The Kindling Trust: Creating a virtuous food economy
May 20, 2015
Building the next generation of farmers
As it waits for more progressive local procurement of food, the Kindling Trust is quietly building up the next generation of growers ready to be ready to take the city’s local food to scale. It runs volunteer programmes, takes farmers into schools and universities and is around to set up its second incubator scheme – Farmstart – in Stockport.
Farmstart began in the States twenty years ago as a way to help migrant Mexican communities make a living from the land. It later took off in Canada and is now making waves in the UK. A farm training programme, it gives participants access to training and a small amount of land for them to try their hand at creating a food business.
The Kindling Trust set up the first Farmstart in the UK – in Abbey Leys Farm in Cheshire – and has seen 15 people go through the training so far. Participants are given a quarter of an acre on a local farm in their first year, which they can increase over time for a maximum of five years, after which they should be ready to set up on their own. The farmer helps with heavy machinery and the trainee farmers are linked to local restaurants and farmers markets. Three businesses have so far been created from the first cohort.
Fixing market failure
Walsh admits that Kindling’s work is a drop in the ocean but how big can the local food economy in Greater Manchester be? One academic study estimated that 20,000 jobs could be created in the region if half of the greenbelt land around the city was used for fruit and vegetable production. Walsh thinks that such jobs would be badly paid and insecure and says it’s unrealistic to think that the city can feed itself, and more important to fix market failure in the system.

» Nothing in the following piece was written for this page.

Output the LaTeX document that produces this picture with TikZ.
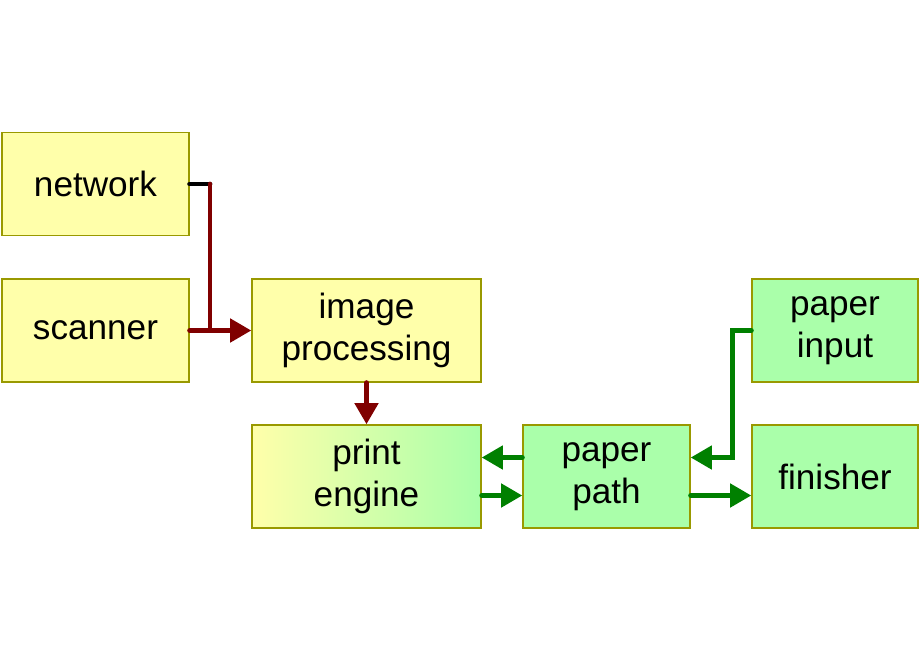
\documentclass[tikz,border=0pt]{standalone}
\usepackage{fontspec}
\setmainfont{Liberation Sans}
\usetikzlibrary{arrows.meta, positioning}
\definecolor{boxyellow}{HTML}{FFFFAA}
\definecolor{boxgreen}{HTML}{AAFFAA}
\definecolor{boxborder}{HTML}{999900}
\definecolor{linkred}{HTML}{800000}
\definecolor{linkgreen}{HTML}{008000}

\begin{document}
\begin{tikzpicture}[x=0.02cm, y=-0.02cm,
    block/.style={rectangle, draw=boxborder, line width=0.8pt, minimum height=2.06cm, align=center, font=\fontsize{20}{24}\selectfont, inner sep=0pt},
    yellowbox/.style={block, fill=boxyellow},
    greenbox/.style={block, fill=boxgreen},
    link/.style={line width=2.8pt, line cap=round},
    arrow/.style={link, -{Triangle[length=12pt, width=13pt]}}
]
    \useasboundingbox (0,0) rectangle (920,660);
    % Blocks
    \node[yellowbox, minimum width=3.74cm] (network) at (95.5,184) {network};
    \node[yellowbox, minimum width=3.74cm] (scanner) at (95.5,330.5) {scanner};
    \node[yellowbox, minimum width=4.58cm] (imgproc) at (366.5,330.5) {image\\processing};
    \node[block, minimum width=4.58cm, left color=boxyellow, right color=boxgreen] (engine) at (366.5,476.5) {print\\engine};
    \node[greenbox, minimum width=3.34cm] (path) at (606.5,476.5) {paper\\path};
    \node[greenbox, minimum width=3.32cm] (input) at (835,330.5) {paper\\input};
    \node[greenbox, minimum width=3.32cm] (finisher) at (835,476.5) {finisher};

    % Image connections
    \coordinate (join) at (210,184);
    \draw[link, black] (network.east) -- (join);
    \draw[link, linkred] (join) -- (210,330);
    \draw[arrow, linkred] (scanner.east) -- (imgproc.west);
    \draw[arrow, linkred] (imgproc.south) -- (engine.north);

    % Paper connections
    \draw[arrow, linkgreen] ([yshift=0.38cm]path.west) -- ([yshift=0.38cm]engine.east);
    \draw[arrow, linkgreen] ([yshift=-0.38cm]engine.east) -- ([yshift=-0.38cm]path.west);
    \draw[arrow, linkgreen] (input.west) -- ++(-19,0) |- ([yshift=0.38cm]path.east);
    \draw[arrow, linkgreen] ([yshift=-0.38cm]path.east) -- ([yshift=-0.38cm]finisher.west);
\end{tikzpicture}
\end{document}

‘Our food system is so screwed up and so under-rated’, he says. ‘We don’t pay enough for food but lots can’t afford it. There’s lots of money being made in the middle while many farmers are living below the poverty line.’
Through its Forgotten Fields history project the Kindling Trust has uncovered the parts of the city which were once dedicated to food growing, including a big piece of land in Ashton Moss that was a successful growing site until 15 years ago when it was bulldozed to create a – now unsuccessful – retail park.
While economic growth is valued more highly than healthy food supplies, local food will remain a marginal concern. But as our soil becomes ever more depleted the window of opportunity to fix our broken food systems and build sustainability into the supply chain is dwindling. The Kindling Trust has laid down the gauntlet and is challenging the industrial model of food. How many will take up the challenge?